Write a similar subroutine BIN_GET that puts the zero-extended binary number input by the user into R0. Assume that the user will enter at least one and no more than 16 zeroes and/or ones. The user will then hit the “Enter” key (ASCII code x0A) to indicate the end of the binary number. Make sure to echo the input to the screen.
Assume that you have the following table in your program:
MASKS .FILL x0001
.FILL x0002
.FILL x0004
.FILL x0008
.FILL x0010
.FILL x0020
.FILL x0040
.FILL x0080
.FILL x0100
.FILL x0200
.FILL x0400
.FILL x0800
.FILL x1000
.FILL x2000
.FILL x4000
.FILL x8000
Write a subroutine SET in LC-3 assembly language that sets a bit in R0 using the table above. The index of the bit to set is specified in R1.
Write a similar subroutine CLEAR that clears the specified bit instead of setting it.
(This problem was added on 11/06/06) (Adapted from 7.18) The following LC-3 program compares two character strings of the same length. The source strings are in the .STRINGZ form. The first string starts at memory location x4000, and the second string starts at memory location x4100. If the strings are the same, the program terminates with the value 1 in R5, otherwise the program terminates with the value 0 in R5. Insert instructions at (a), (b), and (c) that will complete the program. There should be only 1 instruction per blank.
.ORIG x3000
LD R1, FIRST
LD R2, SECOND
AND R0, R0, #0
LOOP _________________ ; (a)
LDR R4, R2, #0
BRz NEXT
ADD R1, R1, #1
ADD R2, R2, #1
_________________ ; (b)
_________________ ; (c)
ADD R3, R3, R4
BRz LOOP
AND R5, R5, #0
BRnzp DONE
NEXT AND R5, R5, #0
ADD R5, R5, #1
DONE TRAP x25
FIRST .FILL x4000
SECOND .FILL x4100
.END
Jane Computer (Bob's adoring wife), not to be outdone
by her husband, decided to rewrite the TRAP x22 handler at a different place in
memory. Consider her implementation below. If a user writes a program that uses this
TRAP handler to output an array of characters, how many times is the ADD
instruction with label A executed? Assume that the
user only calls this TRAP handler once. What is wrong with this TRAP handler?
Now add the necessary instructions so the TRAP handler executes properly.
Hint: RET uses R7 as linkage back to the caller.
; TRAP handler
; Outputs ASCI characters stored in consecutive memory locations.

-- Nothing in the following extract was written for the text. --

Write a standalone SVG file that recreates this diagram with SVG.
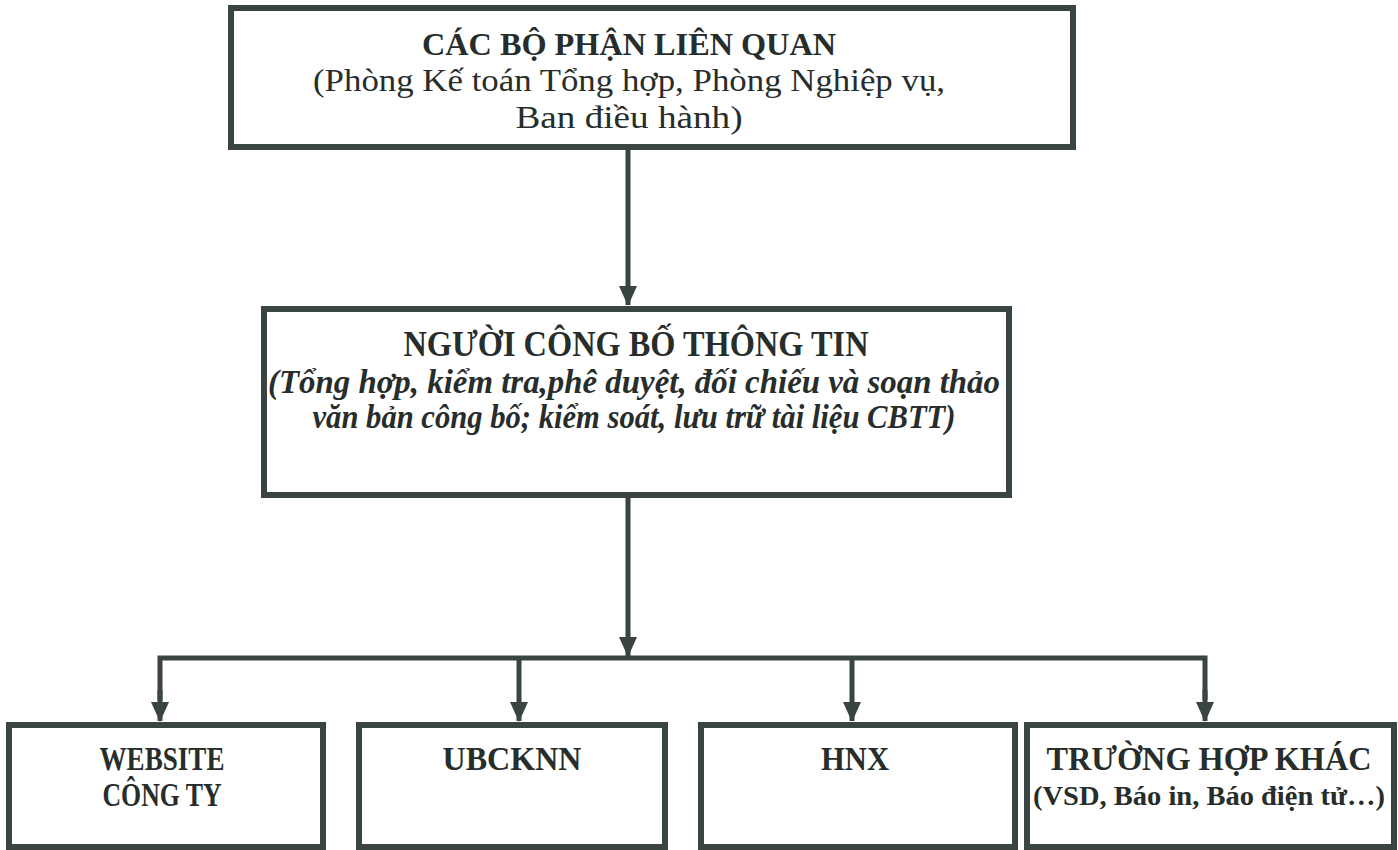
<svg xmlns="http://www.w3.org/2000/svg" width="1398" height="850" viewBox="0 0 1398 850">
<defs>
<style>
.box{fill:#ffffff;stroke:#3a4442;stroke-width:6}
.con{fill:none;stroke:#3a4442;stroke-width:5}
.t{font-family:"Liberation Serif","Times New Roman",serif;fill:#272d2b;text-anchor:middle}
.b{font-weight:bold}
.i{font-style:italic}
</style>
<marker id="ah" viewBox="0 0 20 18" refX="19" refY="9" markerWidth="20" markerHeight="18" markerUnits="userSpaceOnUse" orient="auto">
<path d="M0,0 L20,9 L0,18 Z" fill="#3a4442"/>
</marker>
</defs>
<rect width="1398" height="850" fill="#ffffff"/>
<g id="connectors">
<line class="con" x1="628" y1="148" x2="628" y2="305" marker-end="url(#ah)"/>
<line class="con" x1="628" y1="496" x2="628" y2="656" marker-end="url(#ah)"/>
<polyline class="con" points="160,700 160,658 1205,658 1205,700"/>
<line class="con" x1="160" y1="690" x2="160" y2="721" marker-end="url(#ah)"/>
<line class="con" x1="1205" y1="690" x2="1205" y2="721" marker-end="url(#ah)"/>
<line class="con" x1="519" y1="658" x2="519" y2="721" marker-end="url(#ah)"/>
<line class="con" x1="852" y1="658" x2="852" y2="721" marker-end="url(#ah)"/>
</g>
<g id="node-bophan">
<rect class="box" x="231" y="8" width="842" height="139"/>
<text class="t b" x="629" y="55" font-size="32" textLength="414" lengthAdjust="spacingAndGlyphs">CÁC BỘ PHẬN LIÊN QUAN</text>
<text class="t" x="629" y="91" font-size="32" textLength="632" lengthAdjust="spacingAndGlyphs">(Phòng Kế toán Tổng hợp, Phòng Nghiệp vụ,</text>
<text class="t" x="629" y="128" font-size="32" textLength="227" lengthAdjust="spacingAndGlyphs">Ban điều hành)</text>
</g>
<g id="node-nguoicbtt">
<rect class="box" x="264" y="309" width="745" height="186"/>
<text class="t b" x="636" y="356" font-size="36" textLength="465" lengthAdjust="spacingAndGlyphs">NGƯỜI CÔNG BỐ THÔNG TIN</text>
<text class="t b i" x="634" y="393" font-size="33" textLength="732" lengthAdjust="spacingAndGlyphs">(Tổng hợp, kiểm tra,phê duyệt, đối chiếu và soạn thảo</text>
<text class="t b i" x="634" y="428" font-size="33" textLength="643" lengthAdjust="spacingAndGlyphs">văn bản công bố; kiểm soát, lưu trữ tài liệu CBTT)</text>
</g>
<g id="node-website">
<rect class="box" x="9" y="725" width="314" height="122"/>
<text class="t b" x="162" y="770" font-size="34" textLength="125" lengthAdjust="spacingAndGlyphs">WEBSITE</text>
<text class="t b" x="162" y="806" font-size="34" textLength="119" lengthAdjust="spacingAndGlyphs">CÔNG TY</text>
</g>
<g id="node-ubcknn">
<rect class="box" x="359" y="725" width="306" height="122"/>
<text class="t b" x="512" y="770" font-size="34" textLength="139" lengthAdjust="spacingAndGlyphs">UBCKNN</text>
</g>
<g id="node-hnx">
<rect class="box" x="701" y="725" width="314" height="122"/>
<text class="t b" x="855" y="770" font-size="34" textLength="68" lengthAdjust="spacingAndGlyphs">HNX</text>
</g>
<g id="node-khac">
<rect class="box" x="1027" y="725" width="367" height="122"/>
<text class="t b" x="1209" y="770" font-size="34" textLength="325" lengthAdjust="spacingAndGlyphs">TRƯỜNG HỢP KHÁC</text>
<text class="t b" x="1209" y="805" font-size="27" textLength="352" lengthAdjust="spacingAndGlyphs">(VSD, Báo in, Báo điện tử…)</text>
</g>
</svg>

; R0 points to the first ASCI character.
; The null character (x00) provides a sentinel that terminates the output sequence.
.ORIG x020F
START LDR R1, R0, #0
BRz DONE
ST R0, SAVER0
ADD R0, R1, #0
TRAP x21
LD R0, SAVER0
A ADD R0, R0, #1
BRnzp START
DONE RET
SAVER0 .BLKW #1
.END
How many TRAP service routines can be implemented in the LC-3? Why?
Why must a RET instruction be used to return from a TRAP routine? Why won't
a BRnzp (unconditional BR) instruction work instead?
How many accesses to memory are made during the processing of a TRAP instruction?